Online24, NADA pelan, gaya bahasa sederhana, bicara apa adanya. Terlihat rileks dan “cair” dengan lawan bicaranya. “Pelan-pelan, tenang bro…” begitu diksi yang akrab terdengar saat dirinya meladeni diskusi mahasiswa di sebuah kedai kopi di sudut kota Makassar, Sulawesi Selatan.
Itu kesan yang bisa saya tangkap. Saat menulis naskah ini. Untuk menandai hari kelahirannya 28 Desember. Pada usianya jelang setengah abad. Namanya Selle Kuasse Dalle. Mantan aktivis mahasiswa dan NGO yang kini bertransformasi sebagai politisi di DPRD Sulawesi Selatan.

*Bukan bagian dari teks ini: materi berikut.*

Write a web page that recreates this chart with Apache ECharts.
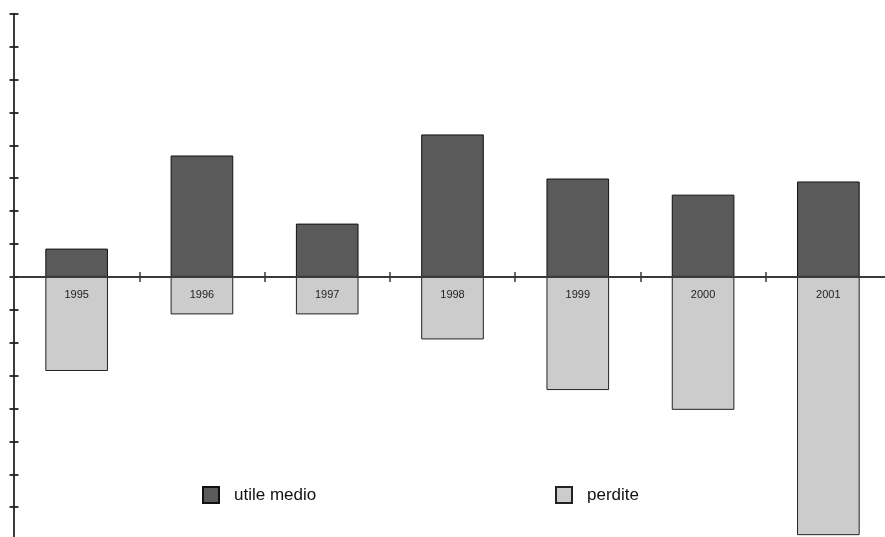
<!DOCTYPE html>
<html>
<head>
<meta charset="utf-8">
<script src="https://cdn.jsdelivr.net/npm/echarts@6/dist/echarts.min.js"></script>
<style>
  html, body { margin: 0; padding: 0; background: #fff; }
  #chart { width: 885px; height: 537px; }
</style>
</head>
<body>
<div id="chart"></div>
<script>
// Years on the category axis
const years = ['1995', '1996', '1997', '1998', '1999', '2000', '2001'];
// Average profit (above zero) and losses (below zero), in axis units
const utileMedio = [0.86, 3.69, 1.62, 4.33, 2.99, 2.50, 2.90];
const perdite = [-2.86, -1.14, -1.14, -1.90, -3.44, -4.04, -7.85];
// Value axis range and tick step
const yMin = -8;
const yMax = 8;
const yStep = 1;

const axisColor = '#3a3a3a';
const font = '"Liberation Sans", Arial, sans-serif';

const chart = echarts.init(document.getElementById('chart'), null, { renderer: 'canvas' });

chart.setOption({
  animation: false,
  backgroundColor: '#ffffff',
  grid: { left: 14, right: -6, top: 13.7, bottom: -3.1, containLabel: false, outerBoundsMode: 'none' },
  legend: [
    {
      data: ['utile medio'],
      left: 202, top: 486, padding: 0,
      itemWidth: 16, itemHeight: 16,
      icon: 'rect',
      textStyle: { fontFamily: font, fontSize: 17, color: '#111', padding: [0, 0, 0, 10] }
    },
    {
      data: ['perdite'],
      left: 555, top: 486, padding: 0,
      itemWidth: 16, itemHeight: 16,
      icon: 'rect',
      textStyle: { fontFamily: font, fontSize: 17, color: '#111', padding: [0, 0, 0, 10] }
    }
  ],
  xAxis: [
    {
      type: 'category',
      data: years,
      position: 'bottom',
      z: 5,
      boundaryGap: true,
      axisLine: { show: true, onZero: true, onZeroAxisIndex: 0, lineStyle: { color: axisColor, width: 2 } },
      axisTick: { show: true, length: 5, alignWithLabel: false, lineStyle: { color: axisColor, width: 1.5 } },
      axisLabel: { show: false },
      splitLine: { show: false }
    },
    {
      // inward half of the crossing tick marks on the category axis
      type: 'category',
      data: years,
      position: 'bottom',
      z: 5,
      boundaryGap: true,
      axisLine: { show: false, onZero: true, onZeroAxisIndex: 0 },
      axisTick: { show: true, inside: true, length: 5, lineStyle: { color: axisColor, width: 1.5 } },
      axisLabel: { show: false },
      splitLine: { show: false }
    }
  ],
  yAxis: [
    {
      type: 'value',
      position: 'left',
      min: yMin, max: yMax, interval: yStep,
      z: 5,
      axisLine: { show: true, onZero: false, lineStyle: { color: axisColor, width: 2 } },
      axisTick: { show: true, length: 4.5, lineStyle: { color: '#222', width: 1.8 } },
      axisLabel: { show: false },
      splitLine: { show: false }
    },
    {
      // inward half of the crossing tick marks on the value axis
      type: 'value',
      position: 'left',
      min: yMin, max: yMax, interval: yStep,
      z: 5,
      axisLine: { show: false, onZero: false },
      axisTick: { show: true, inside: true, length: 4.5, lineStyle: { color: '#222', width: 1.8 } },
      axisLabel: { show: false },
      splitLine: { show: false }
    }
  ],
  series: [
    {
      name: 'utile medio',
      type: 'bar',
      data: utileMedio,
      barWidth: '50%',
      barGap: '-100%',
      itemStyle: { color: '#5a5a5a', borderColor: '#111', borderWidth: 1 }
    },
    {
      name: 'perdite',
      type: 'bar',
      data: perdite,
      barWidth: '50%',
      barGap: '-100%',
      itemStyle: { color: '#cccccc', borderColor: '#222', borderWidth: 1 },
      // year names sit just under the zero line, inside the loss bars
      label: {
        show: true,
        position: 'insideTop',
        distance: 13,
        formatter: (p) => p.name,
        fontFamily: font,
        fontSize: 11,
        color: '#222'
      }
    }
  ]
});
</script>
</body>
</html>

Saya sudah lama tidak bertemu dengannya. Karena domisili kami berjarak dan kesibukan menumpuk. Dari teman-teman saya sesekali mendengar kabar tentangnya. Misalnya saat ayah dan anaknya wafat dan aktivitasnya sebagai wakil rakyat. Justru sakit jarang saya dengar. Mungkin karena istrinya, Rahmawati, seorang dokter. Jadi cukup dirawat dirumah saja.
Meski dicecar tanya bernada sindiran dan menohok, ia tetap tenang. “Ditempat ini saya bernostalgia. Saya pernah sebagai mahasiswa, jadi paham apa yang dirasakan dan mesti dilakukan adik-adik mahasiswa,” ujar insinyur jebolan Fakultas Teknik Universitas Muslim Indonesia (UMI) Makasar ini.
Keyakinan Selle, begitu ia akrab disapa, beralasan karena menganggap politik itu naluriah dasar manusia untuk memperbaiki kehidupannya, dan juga kehidupan orang lain.
Politik itu baginya keseimbangan. Bukan membuat kegaduhan. “Karena itu butuh kesabaran ekstra. Ini yang kadang diabaikan oleh teman-teman politisi muda yang semangatnya menyala-nyala.”
Dari teman-temannya pula saya mendengar sejak mahasiswa ‘merantau’ ke Makassar, ia terbiasa bergaul tanpa simbol dan egaliter. Bergaul dengan orang karena saling bersikap baik.
Selle selalu gelisah saat kawannya kesusahan, membuat dia selalu berusaha mencari jalan keluar. Empatinya juga tinggi, membuat siapa yang dekat dengannya merasa dipedulikan. Tidak hanya urusan kerja, organisasi, masalah pribadi kawannya pun kadang diperhatikan.
Oh…ya, saya juga pernah dengar ia berkata: Saya punya ‘moral obligation’ terhadap nasib teman-temanku…! Statemen inilah yang saya kira sumber empatinya tersebut. Apalagi baginya, pertemanan tidak boleh pudar hanya problem jamak yang kerap terjadi dalam hubungan antar manusia.
Diceritakan juga, kedermawanannya tak diragukan. Tanyalah tetangga, kerabat, sahabat, teman, dan orang-orang yang mengenalnya. Tak terhitung ‘sesuatu’ yang sudah dia berikan, bahkan kepada orang yang tidak dikenalnya.
Karena itu, rezeki seolah begitu segan jika tak menghampirinya. Sesuai dengan nama belakangnya, Dalle. MESSEMPO DALLE (bahasa Bugis bermakna murah rejeki). “Saya saksinya…” kata Kiblat Said, salahseorang jurnalis senior di Makassar.